Humboldt Project2022-09-22T09:08:25+00:00

In August 2021, I was awarded an Experienced Researcher Fellowship from the Alexander von Humboldt Foundation. The project runs at the Munich Center for Mathematical Philosophy, Ludwig-Maximillian Universität, Germany. It deals with methodological issues in interdisciplinary science.

Here is a short summary of the project:

Interdisciplinary research is one of the hallmarks of contemporary science. Several examples illustrate the influence of interdisciplinarity on today’s science:

  • Interdisciplinary programs and research centres are proliferating worldwide.
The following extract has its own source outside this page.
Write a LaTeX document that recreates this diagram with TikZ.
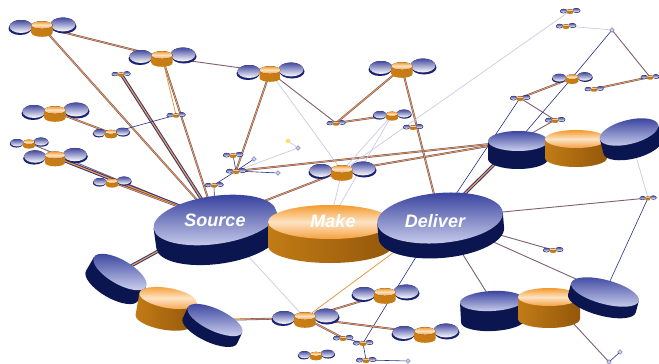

Outstanding cases are bodies such as the IPCC or the CERN, where hundreds of scientists with different disciplinary backgrounds, skillsets, and expertise work together for the solution of joint problems (Frodeman et al. 2017).
  • Interdisciplinary science is often presented as one of the most promising ways to tackle some of the biggest challenges of our times, from climate change, to global health, to inequality (NSF 2020; Tuana 2013).
  • Finally, several authors argue that a correlation exists between interdisciplinarity on the one hand, and impact and innovation on the other (Andersen 2013; Bourguignon 2020).
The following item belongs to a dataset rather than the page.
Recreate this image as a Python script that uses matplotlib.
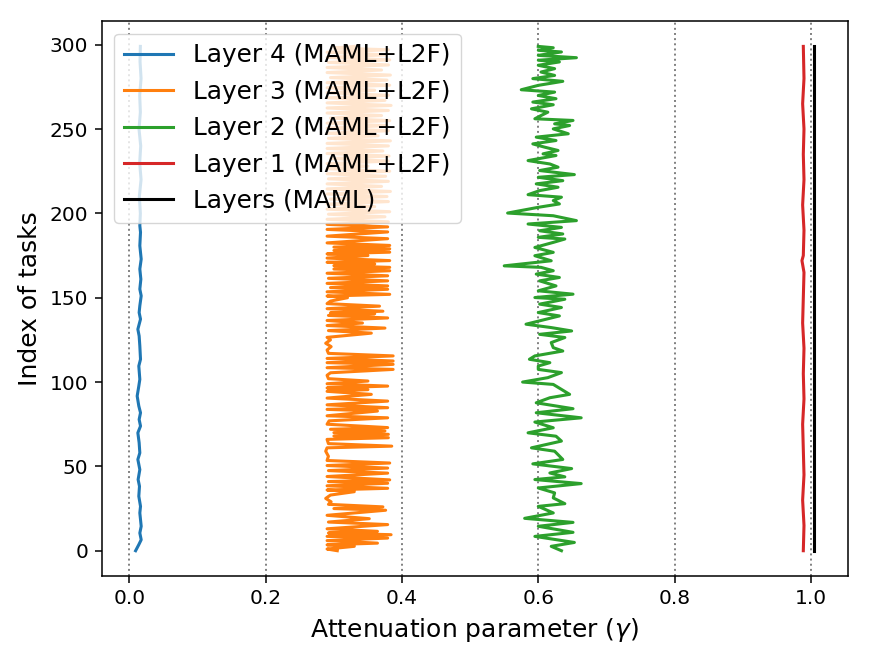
import matplotlib
matplotlib.use('Agg')
import matplotlib.pyplot as plt

# values: task index -> attenuation parameter (gamma)
layer4_task = [0, 3.6, 6.5, 10.5, 14.5, 22.4, 26.3, 32.3, 38.2, 42.2, 48.1, 54.1, 58, 64, 69.9, 73.9,
               77.8, 81.8, 85.8, 91.7, 97.6, 101.6, 109.5, 113.5, 121.4, 127.3, 131.3, 137.3, 141.2,
               145.2, 151.1, 155.1, 161, 167, 172.9, 180.8, 188.8, 192.7, 200, 210, 220, 230, 240,
               250, 260, 270, 280, 290, 299]
layer4_gamma = [0.009, 0.0137, 0.0172, 0.0152, 0.0172, 0.0152, 0.0162, 0.0137, 0.0147, 0.0127, 0.0152,
                0.0123, 0.0152, 0.0142, 0.0123, 0.0162, 0.0142, 0.0162, 0.0137, 0.0113, 0.0137, 0.0152,
                0.0137, 0.0162, 0.0152, 0.0142, 0.0123, 0.0162, 0.0142, 0.0152, 0.0172, 0.0152, 0.0167,
                0.0152, 0.0172, 0.0152, 0.0162, 0.0152, 0.016, 0.0145, 0.017, 0.015, 0.0165, 0.014,
                0.016, 0.015, 0.017, 0.0155, 0.016]

layer3_task = [0, 1, 2.6, 3.5, 4.5, 6, 7.5, 8.5, 9.5, 10.5, 11.5, 13, 15.5, 17, 19, 21, 24, 25, 26, 27.5,
               29, 31, 33, 35, 36, 37, 38.5, 40, 41, 42, 44, 46, 47.5, 49, 50.5, 52, 53.5, 56, 59, 61,
               62, 63.5, 66, 67, 68, 69, 70, 71, 72, 73, 75, 77, 78.8, 80, 82.8, 83.8, 84.8, 86.5,
               88.7, 90.5, 92.7, 94.5, 95.5, 96.5, 97.6, 99, 100.6, 102, 104, 105.5, 107.5, 108.5,
               110.5, 111.5, 112.5, 114, 115.5, 117, 119, 121, 123, 125, 126.5, 129, 130.5, 132,
               133.5, 135, 136.5, 138, 139.5, 140.5, 141, 142, 143.5, 145, 146.5, 148, 150, 151, 152,
               153.5, 155, 156, 157, 158.5, 160, 161.5, 163, 164.5, 166, 167, 168, 169, 170, 171, 172,
               173.5, 175, 176, 177, 178, 179, 180, 181, 182.5, 185, 186.5, 189, 190.5, 192, 193.5,
               195, 196.5, 198, 199.5, 201, 202.5, 204, 205.5, 207, 208.5, 210, 211.5, 213, 214.5,
               216, 217.5, 219, 220.5, 222, 223.5, 225, 226.5, 228, 229.5, 231, 232.5, 234, 235.5,
               237, 238.5, 240, 241.5, 243, 244.5, 246, 247.5, 249, 250.5, 252, 253.5, 255, 256.5,
               258, 259.5, 261, 262.5, 264, 265.5, 267, 268.5, 270, 271.5, 273, 274.5, 276, 277.5,
               279, 280.5, 282, 283.5, 285, 286.5, 288, 289.5, 291, 292.5, 294, 295.5, 297, 298, 299]
layer3_gamma = [0.305, 0.29, 0.33, 0.29, 0.364, 0.29, 0.379, 0.29, 0.384, 0.292, 0.364, 0.29, 0.379,
                0.292, 0.352, 0.29, 0.376, 0.30, 0.372, 0.292, 0.296, 0.288, 0.295, 0.33, 0.29, 0.379,
                0.29, 0.379, 0.292, 0.382, 0.29, 0.379, 0.292, 0.379, 0.29, 0.382, 0.29, 0.292, 0.288,
                0.29, 0.385, 0.292, 0.29, 0.38, 0.30, 0.38, 0.30, 0.375, 0.295, 0.379, 0.29, 0.293,
                0.379, 0.29, 0.364, 0.29, 0.379, 0.29, 0.379, 0.29, 0.355, 0.29, 0.35, 0.29, 0.379,
                0.29, 0.35, 0.292, 0.29, 0.295, 0.387, 0.29, 0.387, 0.29, 0.387, 0.29, 0.387, 0.292,
                0.29, 0.296, 0.288, 0.295, 0.29, 0.355, 0.292, 0.375, 0.29, 0.342, 0.29, 0.379, 0.292,
                0.36, 0.295, 0.372, 0.29, 0.367, 0.29, 0.295, 0.32, 0.29, 0.382, 0.29, 0.379, 0.295,
                0.379, 0.29, 0.379, 0.292, 0.379, 0.29, 0.382, 0.30, 0.382, 0.30, 0.36, 0.29, 0.382,
                0.29, 0.35, 0.29, 0.382, 0.30, 0.382, 0.30, 0.382, 0.29, 0.379, 0.29, 0.379, 0.29,
                0.379, 0.29, 0.38, 0.29, 0.375, 0.292, 0.382, 0.29, 0.36, 0.29, 0.38, 0.295, 0.378,
                0.29, 0.383, 0.29, 0.37, 0.29, 0.38, 0.292, 0.376, 0.29, 0.382, 0.29, 0.35, 0.29, 0.38,
                0.295, 0.381, 0.29, 0.372, 0.29, 0.38, 0.29, 0.383, 0.292, 0.365, 0.29, 0.38, 0.29,
                0.378, 0.29, 0.382, 0.295, 0.37, 0.29, 0.38, 0.29, 0.384, 0.29, 0.375, 0.292, 0.38,
                0.29, 0.36, 0.29, 0.382, 0.29, 0.378, 0.295, 0.383, 0.29, 0.37, 0.29, 0.38, 0.292,
                0.382, 0.29, 0.376, 0.29, 0.38, 0.30, 0.33]

layer2_task = [0, 2.6, 4.9, 8.5, 10.9, 14.5, 16.8, 19.2, 22.4, 26.3, 27.9, 31.3, 34.3, 37.2, 39.8, 42.2,
               43.8, 46.1, 48.7, 51.5, 54.1, 59, 61, 65, 67.9, 69.9, 72.9, 76.3, 78.8, 81.8, 84.2,
               87.7, 90.7, 92.7, 98.6, 100, 102.6, 105.6, 107.5, 109.5, 111.5, 113.5, 115.5, 118.4,
               120.4, 123.4, 126.4, 128.3, 130.3, 132.3, 134.3, 136.3, 139.2, 141.2, 144.2, 146.2,
               149.1, 150.1, 152.1, 154.1, 157, 160, 162, 164, 166, 168, 168.9, 171.9, 174.9, 176.9,
               179.8, 182.8, 184.8, 185.8, 187.8, 189.7, 191.7, 193.7, 195.7, 198.6, 200.2, 203.6,
               205.6, 207.6, 209.6, 211.1, 213.5, 215.5, 217.5, 219.4, 221.4, 223, 225.4, 227.4,
               229.3, 231.3, 234.3, 235.3, 237.3, 239.3, 241.2, 243.2, 245.2, 247.2, 250.1, 252.1,
               253.1, 255.1, 256.1, 258, 260, 262, 264.4, 266, 268, 269.9, 271.9, 273.3, 275.9, 278.3,
               279.9, 281.8, 283.8, 285.8, 287.8, 289.8, 290.8, 292.3, 293.7, 295.7, 296.7, 298.2, 299]
layer2_gamma = [0.634, 0.619, 0.653, 0.595, 0.651, 0.600, 0.651, 0.580, 0.622, 0.600, 0.639, 0.622,
                0.624, 0.600, 0.663, 0.595, 0.639, 0.617, 0.649, 0.592, 0.636, 0.624, 0.590, 0.634,
                0.626, 0.585, 0.622, 0.595, 0.663, 0.597, 0.651, 0.597, 0.617, 0.646, 0.622, 0.577,
                0.614, 0.634, 0.600, 0.600, 0.617, 0.587, 0.595, 0.636, 0.622, 0.619, 0.639, 0.602,
                0.649, 0.619, 0.582, 0.602, 0.631, 0.600, 0.634, 0.602, 0.639, 0.595, 0.651, 0.600,
                0.626, 0.602, 0.631, 0.597, 0.622, 0.604, 0.550, 0.619, 0.595, 0.622, 0.595, 0.622,
                0.639, 0.600, 0.636, 0.602, 0.634, 0.585, 0.656, 0.622, 0.555, 0.600, 0.631, 0.622,
                0.634, 0.585, 0.602, 0.629, 0.597, 0.636, 0.600, 0.653, 0.602, 0.629, 0.617, 0.585,
                0.626, 0.607, 0.629, 0.609, 0.592, 0.626, 0.597, 0.644, 0.622, 0.646, 0.624, 0.651,
                0.595, 0.604, 0.614, 0.590, 0.622, 0.592, 0.626, 0.600, 0.624, 0.575, 0.600, 0.636,
                0.592, 0.624, 0.604, 0.624, 0.600, 0.631, 0.600, 0.656, 0.600, 0.634, 0.600, 0.622,
                0.600]

layer1_task = [0, 15, 30, 45, 60, 75, 90, 105, 120, 135, 150, 165, 172, 175, 190, 205, 220, 235, 250,
               265, 280, 299]
layer1_gamma = [0.989, 0.990, 0.988, 0.990, 0.989, 0.988, 0.990, 0.989, 0.990, 0.988, 0.989, 0.990,
                0.987, 0.989, 0.990, 0.988, 0.990, 0.989, 0.990, 0.988, 0.990, 0.989]

maml_task = [0, 299]
maml_gamma = [1.005, 1.005]

fig = plt.figure(figsize=(8.69, 6.62), dpi=100)
ax = fig.add_axes([0.117, 0.13, 0.859, 0.838])

ax.plot(layer4_gamma, layer4_task, color='C0', lw=2.2, label='Layer 4 (MAML+L2F)')
ax.plot(layer3_gamma, layer3_task, color='C1', lw=2.2, label='Layer 3 (MAML+L2F)')
ax.plot(layer2_gamma, layer2_task, color='C2', lw=2.2, label='Layer 2 (MAML+L2F)')
ax.plot(layer1_gamma, layer1_task, color='C3', lw=2.2, label='Layer 1 (MAML+L2F)')
ax.plot(maml_gamma, maml_task, color='k', lw=2.2, label='Layers (MAML)')

ax.grid(axis='x', linestyle=':', color='gray', linewidth=1.4)
ax.set_xticks([0.0, 0.2, 0.4, 0.6, 0.8, 1.0])
ax.set_yticks([0, 50, 100, 150, 200, 250, 300])
ax.tick_params(labelsize=14.5, length=4.8, width=1.1, pad=4.8)
for spine in ax.spines.values():
    spine.set_linewidth(1.1)
ax.set_xlabel(r'Attenuation parameter ($\gamma$)', fontsize=18, labelpad=5.4)
ax.set_ylabel('Index of tasks', fontsize=18, labelpad=5.4)
ax.legend(loc='upper left', fontsize=17.8)

fig.savefig('out.png', dpi=100)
The increasing academic and societal demand for interdisciplinarity, however, cannot fully be met unless we address a whole range of methodological challenges that interdisciplinarity raises.
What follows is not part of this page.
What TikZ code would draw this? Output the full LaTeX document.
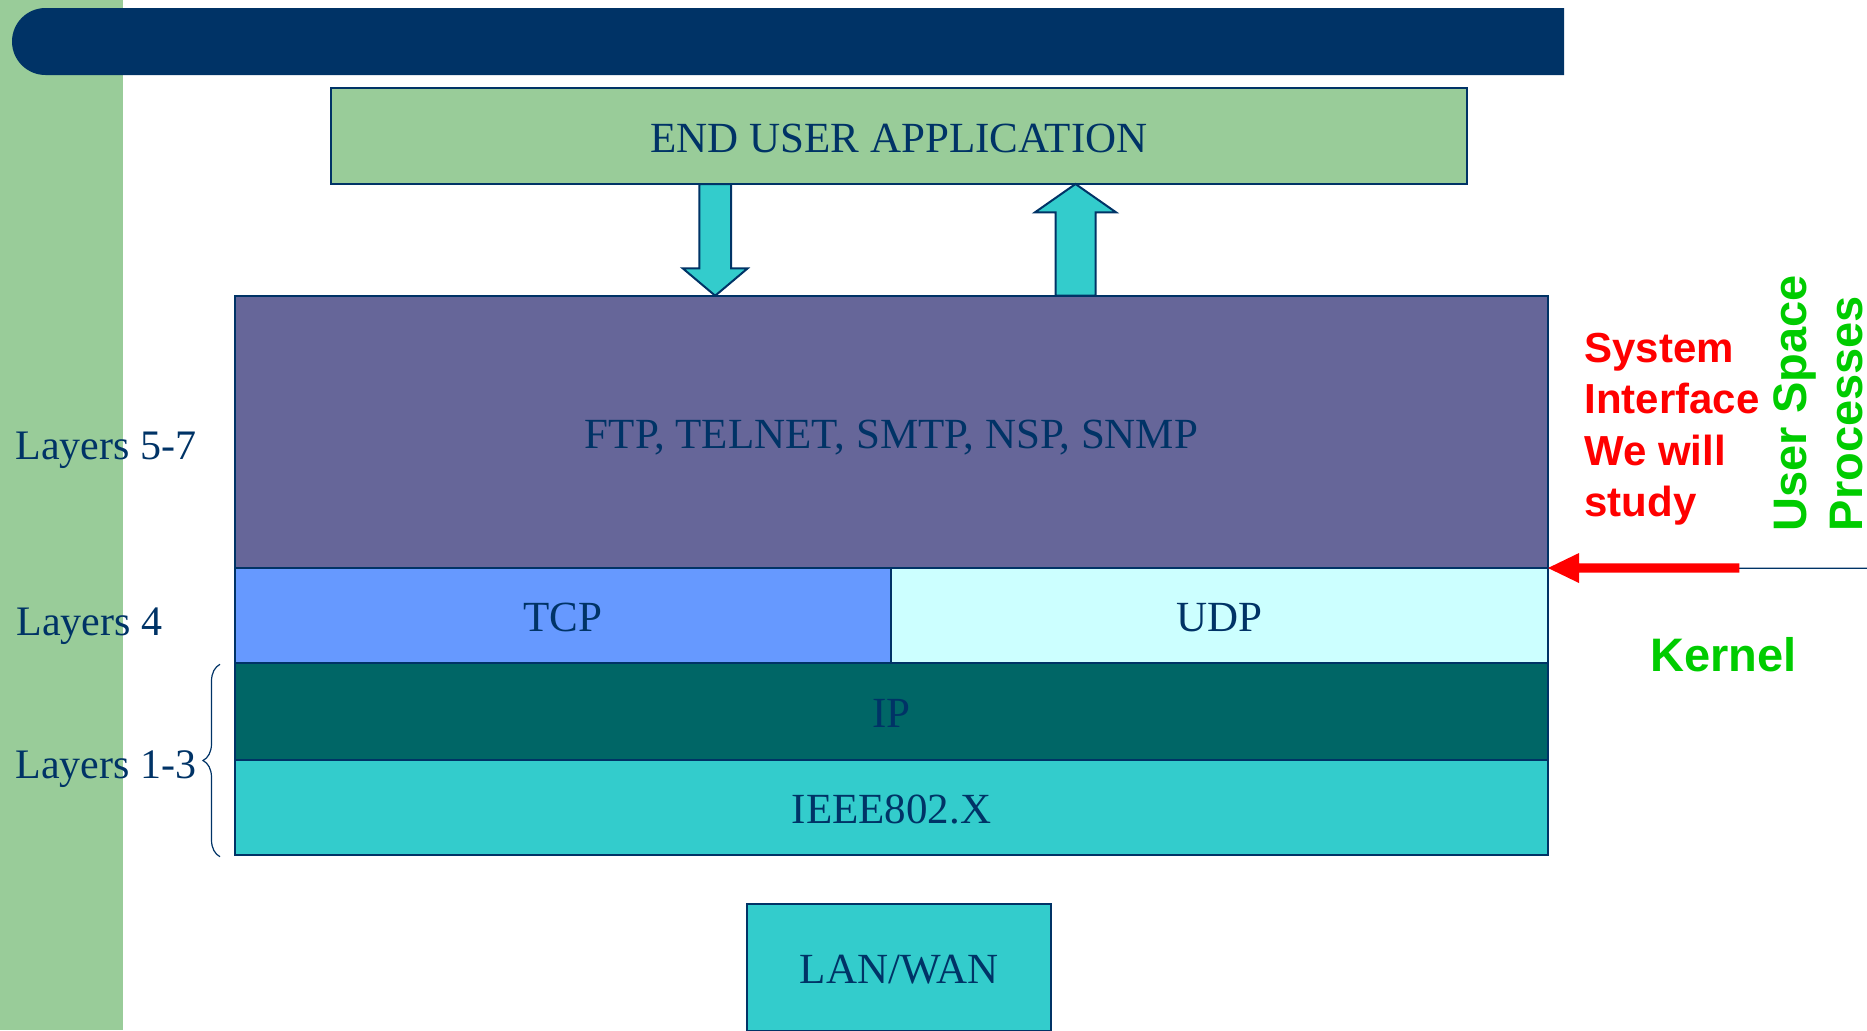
\documentclass[tikz,border=0pt]{standalone}
\usepackage{fontspec}
\setmainfont{Liberation Serif}
\newfontfamily\arialf{Liberation Sans}
\usetikzlibrary{calc,decorations.pathreplacing}
\definecolor{sidegreen}{HTML}{99CC99}
\definecolor{navy}{HTML}{003366}
\definecolor{purplebox}{HTML}{666699}
\definecolor{tcpblue}{HTML}{6699FF}
\definecolor{udpcyan}{HTML}{CCFFFF}
\definecolor{ipteal}{HTML}{006666}
\definecolor{aqua}{HTML}{33CCCC}
\definecolor{kgreen}{HTML}{00CC00}
\begin{document}
\begin{tikzpicture}[x=0.5pt,y=-0.5pt,
  layer/.style={draw=navy, line width=1pt, inner sep=0pt, outer sep=0pt, text=navy,
    font=\fontsize{21.5}{25}\selectfont, text height=16pt, text depth=0pt},
  lbl/.style={text=navy, font=\fontsize{21}{25}\selectfont, inner sep=0pt, anchor=base west},
  sys/.style={text=red, font=\arialf\bfseries\fontsize{21}{25.7}\selectfont, inner sep=0pt, anchor=base west},
  grn/.style={text=kgreen, font=\arialf\bfseries\fontsize{23.5}{28}\selectfont, inner sep=0pt, anchor=base west},
  blockarrow/.style={fill=aqua, draw=navy, line width=1pt, line join=miter}]
\useasboundingbox (0,0) rectangle (1867,1030);
\clip (0,0) rectangle (1867,1030);
% background decorations
\fill[sidegreen] (0,0) rectangle (123,1030);
\fill[navy] (1564,8) -- (45.5,8) arc[start angle=90,end angle=270,radius=16.75pt] -- (1564,75) -- cycle;
% boxes
\node[layer, fill=sidegreen, minimum width=568pt, minimum height=48pt] (app) at (899,136) {END USER APPLICATION};
\node[layer, fill=purplebox, minimum width=656.5pt, minimum height=136pt] (apps) at (891.5,432) {FTP, TELNET, SMTP, NSP, SNMP};
\node[layer, fill=tcpblue, minimum width=328pt, minimum height=47.5pt] (tcp) at (563,615.5) {TCP};
\node[layer, fill=udpcyan, minimum width=328.5pt, minimum height=47.5pt] (udp) at (1219.5,615.5) {UDP};
\node[layer, fill=ipteal, minimum width=656.5pt, minimum height=48.5pt] (ip) at (891.5,711.5) {IP};
\node[layer, fill=aqua, minimum width=656.5pt, minimum height=47.5pt] (ieee) at (891.5,807.5) {IEEE802.X};
\node[layer, fill=aqua, minimum width=152pt, minimum height=63.5pt] (lan) at (899,967.6) {LAN/WAN};
% block arrows between application and protocols
\draw[blockarrow] (699.3,184) -- (731,184) -- (731,268.3) -- (747.7,268.3) -- (715.2,295.7)
  -- (682.7,268.3) -- (699.3,268.3) -- cycle;
\draw[blockarrow] (1055.7,295.7) -- (1095.7,295.7) -- (1095.7,212.3) -- (1116,212.3) -- (1075.5,184)
  -- (1035,212.3) -- (1055.7,212.3) -- cycle;
% user/kernel boundary
\coordinate (edge) at (1867,568.3);
\draw[navy, line width=0.6pt] (apps.south east) -- (edge);
\fill[red] (apps.south east) -- ++(31,-15) -- ++(0,10.35) -- ++(160.3,0) -- ++(0,9.3)
  -- ++(-160.3,0) -- ++(0,10.35) -- cycle;
% brace
\draw[navy, line width=0.6pt, decorate, decoration={brace, amplitude=8.5pt}] (220,856.7) -- (220,664.3);
% labels
\node[lbl] (l57) at (15,459) {Layers 5-7};
\node[lbl] (l4) at (16,635) {Layers 4};
\node[lbl] (l13) at (15,778.3) {Layers 1-3};
\node[sys, align=left] (sysint) at (1584,516.7) {System\\Interface\\We will\\study};
\node[grn, rotate=90] (usp) at (1806,531.7) {User Space};
\node[grn, rotate=90] (proc) at (1862,531.7) {Processes};
\node[grn] (kern) at (1650,671.7) {Kernel};
\end{tikzpicture}
\end{document}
  • One of the main obstacles to interdisciplinarity is that scientific practices tend to be strongly domain-specific (MacLeod 2018). Scientists are mostly trained within disciplinary boundaries that structure scientific work and guide problem-solving. Distinct domains even have different explanatory norms, i.e. different criteria for what count as adequate knowledge claims. Some domains strive for generality and tractability, others for specificity and accuracy. Since one of the main goals of science is to explain phenomena, if scientists disagree on something as fundamental as explanatory adequacy, it is likely that clashes will emerge with particular force in the context of interdisciplinary collaboration.

This project contributes resources from the philosophy of science to identify: 1) differences in explanatory norms across fields and how they affect interdisciplinary collaboration, and 2) how these differences should be taken into account in the assessment of interdisciplinary work.